▸ **PROBLEM REQUIREMENTS**:
Skip all pictures, then copy the lines from the start of the data through the line with "const notes = ['Gold", keeping both ends.
-- start DATA LINES --
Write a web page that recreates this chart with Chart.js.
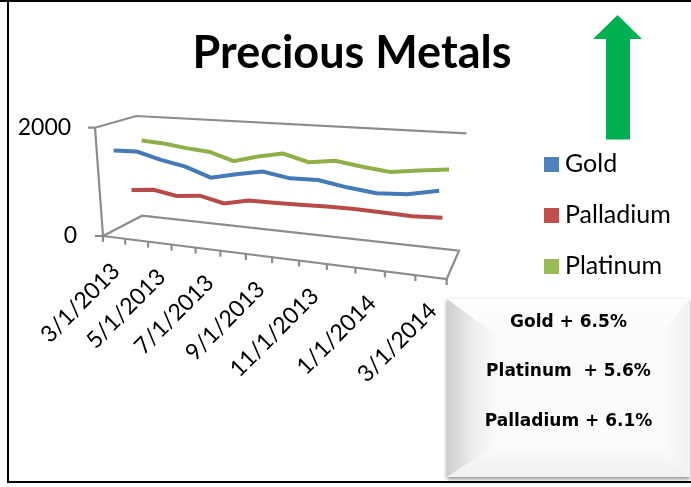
<!DOCTYPE html>
<html>
<head>
<meta charset="utf-8">
<title>Precious Metals</title>
<script src="https://cdn.jsdelivr.net/npm/chart.js@4/dist/chart.umd.min.js"></script>
<style>
  html, body { margin: 0; padding: 0; background: #fff; }
  canvas { display: block; }
</style>
</head>
<body>
<canvas id="metals" width="691" height="487"></canvas>
<script>
const dates = ['3/1/2013', '4/1/2013', '5/1/2013', '6/1/2013', '7/1/2013', '8/1/2013', '9/1/2013',
  '10/1/2013', '11/1/2013', '12/1/2013', '1/1/2014', '2/1/2014', '3/1/2014'];
const gold = [1600, 1610, 1495, 1410, 1255, 1348, 1430, 1355, 1365, 1285, 1230, 1255, 1350];
const palladium = [758, 800, 726, 774, 672, 771, 773, 780, 797, 798, 783, 770, 790];
const platinum = [1604, 1577, 1519, 1477, 1340, 1458, 1542, 1420, 1478, 1408, 1355, 1417, 1465];
const yTicks = [0, 2000];
const notes = ['Gold + 6.5%', 'Platinum  + 5.6%', 'Palladium + 6.1%'];

// corners of the 3d box as seen in the picture, w* is the perspective
const F0 = [103, 236], Fu = [446.7, 279], Fv = [95, 127.7], Bd = [142, 215.7];
const wu = -0.17, wv = -0.04, wd = 0.0908;
const depths = [0.05, 0.41, 0.74];

function project(u, v, d) {
  const w = 1 + wu * u + wv * v + wd * d;
  return [0, 1].map(k => (F0[k] + (Fu[k] * (1 + wu) - F0[k]) * u + (Fv[k] * (1 + wv) - F0[k]) * v
    + (Bd[k] * (1 + wd) - F0[k]) * d) / w);
}

function swatch(color) {
  const c = document.createElement('canvas');
  c.width = c.height = 15;
  const g = c.getContext('2d');
  g.fillStyle = color;
  g.fillRect(0, 0, 15, 15);
  return c;
}

function polyline(ctx, pts) {
  ctx.beginPath();
  pts.forEach((p, i) => i ? ctx.lineTo(p[0], p[1]) : ctx.moveTo(p[0], p[1]));
  ctx.stroke();
}

function fillPoly(ctx, pts, fill) {
  ctx.fillStyle = fill;
  ctx.beginPath();
  pts.forEach((p, i) => i ? ctx.lineTo(p[0], p[1]) : ctx.moveTo(p[0], p[1]));
  ctx.closePath();
  ctx.fill();
}

function flatU(chart, i) {
  const a = chart.chartArea;
  return (chart.scales.x.getPixelForValue(i) - a.left) / a.width;
}

const box3d = {
  id: 'box3d',
  afterLayout(chart) {
    const l = chart.legend;
    const w = l.width;
    l.left = 523.5; l.right = l.left + w;
    l.top = 125.5;
  },
  afterDatasetsUpdate(chart) {
    const a = chart.chartArea;
    chart.data.datasets.forEach((ds, n) => {
      chart.getDatasetMeta(n).data.forEach(pt => {
        const u = (pt.x - a.left) / a.width * 0.995 + 0.012;
        const v = (a.bottom - pt.y) / a.height;
        const p = project(u, v, depths[n]);
        pt.x = p[0];
        pt.y = p[1];
      });
    });
  },
  beforeDatasetsDraw(chart) {
    const ctx = chart.ctx;
    ctx.save();
    ctx.strokeStyle = '#8c8c8c';
    ctx.lineWidth = 2.2;
    polyline(ctx, [[88, 127.7], project(0, 1, 0), project(0, 1, 1), project(1, 1, 1)]);
    polyline(ctx, [project(0, 1, 0), project(0, 0, 0)]);
    polyline(ctx, [[95, 236], project(0, 0, 0), project(1, 0, 0), project(1, 0, 1), project(0, 0, 1), project(0, 0, 0)]);
    for (let i = 0; i <= dates.length; i++) {
      const p = project(i / dates.length, 0, 0);
      polyline(ctx, [p, [p[0], p[1] + 6]]);
    }
    ctx.restore();
  },
  afterDraw(chart) {
    const ctx = chart.ctx;
    ctx.save();
    // date labels follow the slanted floor
    ctx.fillStyle = '#000';
    ctx.font = '23px Lato';
    ctx.textAlign = 'right';
    ctx.textBaseline = 'middle';
    dates.forEach((label, i) => {
      if (i % 2) return;
      const p = project(flatU(chart, i), 0, 0);
      ctx.save();
      ctx.translate(p[0] + 2, p[1] + 30);
      ctx.rotate(-Math.PI / 4);
      ctx.fillText(label, 0, 0);
      ctx.restore();
    });

    // green arrow
    fillPoly(ctx, [[606, 139.5], [606, 39], [593, 39], [617.5, 15], [642, 39], [630, 39], [630, 139.5]], '#00B050');

    // frame
    ctx.fillStyle = '#000';
    ctx.fillRect(0, 0, 691, 2);
    ctx.fillRect(7, 0, 2, 483);
    ctx.fillRect(7, 481, 684, 2);

    // bevelled note box
    const L = 447, T = 299, R = 690, B = 477, iL = 497, iT = 335, iR = 660, iB = 445;
    ctx.save();
    ctx.shadowColor = 'rgba(0,0,0,0.45)';
    ctx.shadowBlur = 4;
    ctx.shadowOffsetY = 2;
    ctx.fillStyle = '#fff';
    ctx.fillRect(L, T, R - L, B - T);
    ctx.restore();
    ctx.fillStyle = '#fbfbfb';
    ctx.fillRect(iL, iT, iR - iL, iB - iT);
    const left = ctx.createLinearGradient(L, 0, iL, 0);
    left.addColorStop(0, '#cfcfcf');
    left.addColorStop(0.5, '#ececec');
    left.addColorStop(1, '#fbfbfb');
    fillPoly(ctx, [[L, T], [iL, iT], [iL, iB], [L, B]], left);
    const top = ctx.createLinearGradient(0, T, 0, iT);
    top.addColorStop(0, '#fdfdfd');
    top.addColorStop(1, '#fbfbfb');
    fillPoly(ctx, [[L, T], [R, T], [iR, iT], [iL, iT]], top);
    const right = ctx.createLinearGradient(iR, 0, R, 0);
    right.addColorStop(0, '#fbfbfb');
    right.addColorStop(1, '#f1f1f1');
    fillPoly(ctx, [[R, T], [R, B], [iR, iB], [iR, iT]], right);
    const bottom = ctx.createLinearGradient(0, iB, 0, B);
    bottom.addColorStop(0, '#fbfbfb');
    bottom.addColorStop(1, '#f0f0f0');
    fillPoly(ctx, [[L, B], [iL, iB], [iR, iB], [R, B]], bottom);

    ctx.fillStyle = '#000';
    ctx.font = 'bold 17px "DejaVu Sans"';
    ctx.textAlign = 'center';
    ctx.textBaseline = 'middle';
    notes.forEach((t, i) => ctx.fillText(t, 568.5, 322.5 + i * 49.5));
    ctx.restore();
  }
};

new Chart(document.getElementById('metals'), {
  type: 'line',
  data: {
    labels: dates,
    datasets: [
      { label: 'Gold', data: gold, borderColor: '#447ab8', backgroundColor: '#4F81BD', pointStyle: swatch('#4F81BD') },
      { label: 'Palladium', data: palladium, borderColor: '#b84a47', backgroundColor: '#C0504D', pointStyle: swatch('#C0504D') },
      { label: 'Platinum', data: platinum, borderColor: '#8fb049', backgroundColor: '#9BBB59', pointStyle: swatch('#9BBB59') }
    ]
  },
  options: {
    responsive: false,
    animation: false,
    events: [],
    clip: false,
    datasets: { line: { borderWidth: 4, pointRadius: 0, tension: 0, clip: false } },
    layout: { padding: { left: 13 } },
    plugins: {
      title: {
        display: true,
        text: 'Precious Metals',
        color: '#000',
        font: { family: 'Lato', weight: 'bold', size: 45, lineHeight: 1.2 },
        padding: { top: 26, bottom: 48 }
      },
      legend: {
        position: 'right',
        align: 'start',
        labels: {
          color: '#000',
          font: { family: 'Lato', size: 25 },
          usePointStyle: true,
          pointStyleWidth: 3,
          padding: 26
        }
      },
      tooltip: { enabled: false }
    },
    scales: {
      x: {
        offset: true,
        grid: { display: false },
        border: { display: false },
        ticks: { display: false, autoSkip: false },
        afterFit: s => { s.height = 251; }
      },
      y: {
        min: 0,
        max: 2000,
        grid: { display: false },
        border: { display: false },
        afterBuildTicks: s => { s.ticks = yTicks.map(v => ({ value: v })); },
        ticks: { color: '#000', padding: 5, font: { family: 'Lato', size: 23 }, callback: v => v ? v + ' ' : v },
        afterFit: s => { s.width = 77; }
      }
    }
  },
  plugins: [box3d]
});
</script>
</body>
</html>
-- end DATA LINES --
▸ **FINISHED ANSWER**:
Write a web page that recreates this chart with Chart.js.
<!DOCTYPE html>
<html>
<head>
<meta charset="utf-8">
<title>Precious Metals</title>
<script src="https://cdn.jsdelivr.net/npm/chart.js@4/dist/chart.umd.min.js"></script>
<style>
  html, body { margin: 0; padding: 0; background: #fff; }
  canvas { display: block; }
</style>
</head>
<body>
<canvas id="metals" width="691" height="487"></canvas>
<script>
const dates = ['3/1/2013', '4/1/2013', '5/1/2013', '6/1/2013', '7/1/2013', '8/1/2013', '9/1/2013',
  '10/1/2013', '11/1/2013', '12/1/2013', '1/1/2014', '2/1/2014', '3/1/2014'];
const gold = [1600, 1610, 1495, 1410, 1255, 1348, 1430, 1355, 1365, 1285, 1230, 1255, 1350];
const palladium = [758, 800, 726, 774, 672, 771, 773, 780, 797, 798, 783, 770, 790];
const platinum = [1604, 1577, 1519, 1477, 1340, 1458, 1542, 1420, 1478, 1408, 1355, 1417, 1465];
const yTicks = [0, 2000];
const notes = ['Gold + 6.5%', 'Platinum  + 5.6%', 'Palladium + 6.1%'];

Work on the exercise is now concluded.